Пытаясь в своей «Былине» воссоздать реалии русского народного сознания, Вельтман наполняет произведение деталями исторического быта, древними выражениями, названиями вещей, именами, понятиями. Достаточно прочесть его примечания, чтобы убедиться, сколь серьезный собирательский труд совершил автор, стремясь найти и понять органично включенные в текст слова и выражения. При этом примечания отражают далеко не всю работу автора, скрытую под легкостью течения его рассказа. Например, старик с предгорьев Кавказа, плывущий с Лавром Саввичем Пута-Заревым и внучкой своей Стано к Азовскому морю, вспоминает о своих предках "рода гуннского", живших "на берегах Дуная, прославленных царем Аттилою".
Позже А. Ф. Вельтманом было написано несколько научных работ с целью решить вопросы этногенеза причерноморских и приазовских племен периода Великого переселения народов. Многие его выводы не выдержали проверку временем. Но безотносительно к этим выводам, непринужденный рассказ старика отражает солидное знание автором латинских, готских, византийских и других источников, а в старике угадывается фигура алана — предка современных осетин — воинственное племя которого было разгромлено в IV в. гуннами и частично увлечено ими в Паннонию (аланы пошли и далее — до Галлии и Северной Африки). Впоследствии, уже в середине VI в., ряд придунайских племен действительно участвовал в войне византийского полководца Велизария с последним вестготским королем Тотилой, в то время как основная часть алан крепко осела на Северном Кавказе.
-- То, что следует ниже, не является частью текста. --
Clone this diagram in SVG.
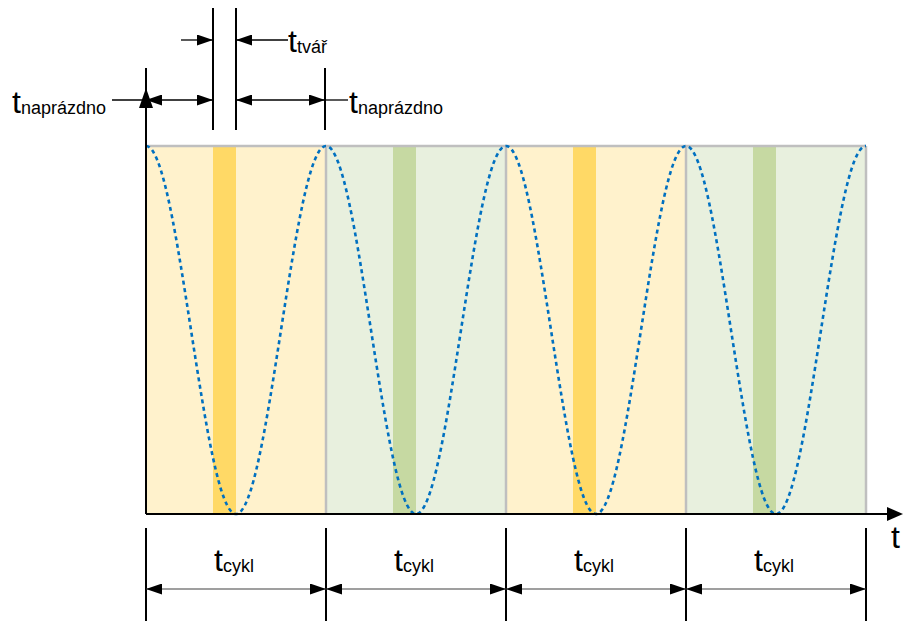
<svg xmlns="http://www.w3.org/2000/svg" width="903" height="621" viewBox="0 0 903 621">
<style>
.ly{fill:#FFF2CC}.lg{fill:#E8F0DE}.dy{fill:#FFD966}.dg{fill:#C6D9A2}
.gr{stroke:#BFBFBF;stroke-width:2.5;fill:none}
.bk{stroke:#000;stroke-width:2;fill:none}
.dim{stroke:#000;stroke-width:1.3;fill:none}
.dimb{stroke:#404040;stroke-width:1.2;fill:none}
.cur{stroke:#0070C0;stroke-width:2.6;fill:none;stroke-dasharray:4 3.5}
text{font-family:"Liberation Sans",Arial,sans-serif;fill:#000}
.m{font-size:32px}.s{font-size:18px}
</style>
<defs>
<marker id="ah" viewBox="0 0 16 11" refX="16" refY="5.5" markerWidth="16" markerHeight="11" markerUnits="userSpaceOnUse" orient="auto-start-reverse"><path d="M0,0L16,5.5L0,11z" fill="#000"/></marker>
</defs>
<g id="columns">
<rect class="ly" x="146" y="146" width="180" height="368"/>
<rect class="lg" x="326" y="146" width="180" height="368"/>
<rect class="ly" x="506" y="146" width="180" height="368"/>
<rect class="lg" x="686" y="146" width="180" height="368"/>
<rect class="dy" x="213" y="146" width="23" height="368"/>
<rect class="dg" x="393" y="146" width="23" height="368"/>
<rect class="dy" x="573" y="146" width="23" height="368"/>
<rect class="dg" x="753" y="146" width="23" height="368"/>
<path class="gr" d="M146,146H866M326,146V514M506,146V514M686,146V514M866,146V514"/>
</g>
<g id="curve">
<path class="cur" d="M146,146c16.29,0 30.32,89.74 45,184s28.71,184 45,184s30.32,-89.74 45,-184s28.71,-184 45,-184s30.32,89.74 45,184s28.71,184 45,184s30.32,-89.74 45,-184s28.71,-184 45,-184s30.32,89.74 45,184s28.71,184 45,184s30.32,-89.74 45,-184s28.71,-184 45,-184s30.32,89.74 45,184s28.71,184 45,184s30.32,-89.74 45,-184s28.71,-184 45,-184"/>
</g>
<g id="axes">
<path class="bk" d="M146,514V68"/>
<path d="M146,88L139,108H153z" fill="#000"/>
<path class="bk" d="M146,514H888"/>
<path d="M903,514L887,507V521z" fill="#000"/>
<text class="m" x="891" y="548">t</text>
</g>
<g id="connectors">
<path class="bk" d="M213,8V130M236,8V130M325,68V130"/>
<path class="dim" d="M181,40H213" marker-end="url(#ah)"/>
<path class="dim" d="M288,40H236" marker-end="url(#ah)"/>
<path class="dim" d="M112,100H146"/>
<path class="dim" d="M146,100H213" marker-start="url(#ah)" marker-end="url(#ah)"/>
<path class="dim" d="M236,100H325" marker-start="url(#ah)" marker-end="url(#ah)"/>
<path class="dim" d="M325,100H348"/>
<path class="bk" d="M146,528V621M326,528V621M506,528V621M686,528V621M866,528V621"/>
<path class="dimb" d="M146,589H326" marker-start="url(#ah)" marker-end="url(#ah)"/>
<path class="dimb" d="M326,589H506" marker-start="url(#ah)" marker-end="url(#ah)"/>
<path class="dimb" d="M506,589H686" marker-start="url(#ah)" marker-end="url(#ah)"/>
<path class="dimb" d="M686,589H866" marker-start="url(#ah)" marker-end="url(#ah)"/>
</g>
<g id="label-tvar"><text x="288" y="52"><tspan class="m">t</tspan><tspan class="s" dy="1">tvář</tspan></text></g>
<g id="label-naprazdno-left"><text x="12" y="113"><tspan class="m">t</tspan><tspan class="s" dy="1">naprázdno</tspan></text></g>
<g id="label-naprazdno-right"><text x="349" y="113"><tspan class="m">t</tspan><tspan class="s" dy="1">naprázdno</tspan></text></g>
<g id="label-cykl-1"><text x="214" y="571"><tspan class="m">t</tspan><tspan class="s" dy="1">cykl</tspan></text></g>
<g id="label-cykl-2"><text x="394" y="571"><tspan class="m">t</tspan><tspan class="s" dy="1">cykl</tspan></text></g>
<g id="label-cykl-3"><text x="574" y="571"><tspan class="m">t</tspan><tspan class="s" dy="1">cykl</tspan></text></g>
<g id="label-cykl-4"><text x="754" y="571"><tspan class="m">t</tspan><tspan class="s" dy="1">cykl</tspan></text></g>
</svg>
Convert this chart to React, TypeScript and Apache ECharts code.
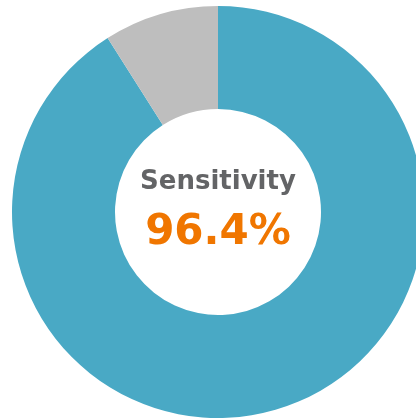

Дальнейшее путешествие героев от устья Дона до Днестра — целая энциклопедия исторической географии Северного Причерноморья, изложенная в нескольких десятках строк! В примечании автор мимоходом делает замечательное для того времени предположение о происхождении названий рек Днестра и Днепра. Даже редкое имя одного из Пута-Заревых — Ивор — избрано не случайно: это наиболее популярное на Руси описываемого в произведении периода скандинавское имя, чаще других упоминаемое в летописях.
Именно обширные исторические познания Александра Вельтмана позволили ему ввести читателя в ту "сокровищницу величайших богатств народной поэзии, которая, — по словам В. Г. Белинского, — должна быть коротко знакома всякому русскому, если поэзия не чужда души его и если все родственное русскому духу сильнее заставляет биться его сердце".
В еще большей степени исследования Вельтмана определили содержание второго публикуемого в этой книге романа. Само драматическое противоречие, лежащее в основе "Светославича, вражьего питомца", до создания Вельтманом своего труда не было осознано даже многими крупными историографами, представлявшими любителям отечественной истории могучую фигуру Владимира Святославича — победоносного воителя, любимца свободолюбивых новгородцев, великого князя киевского, защитника и просветителя земли Русской.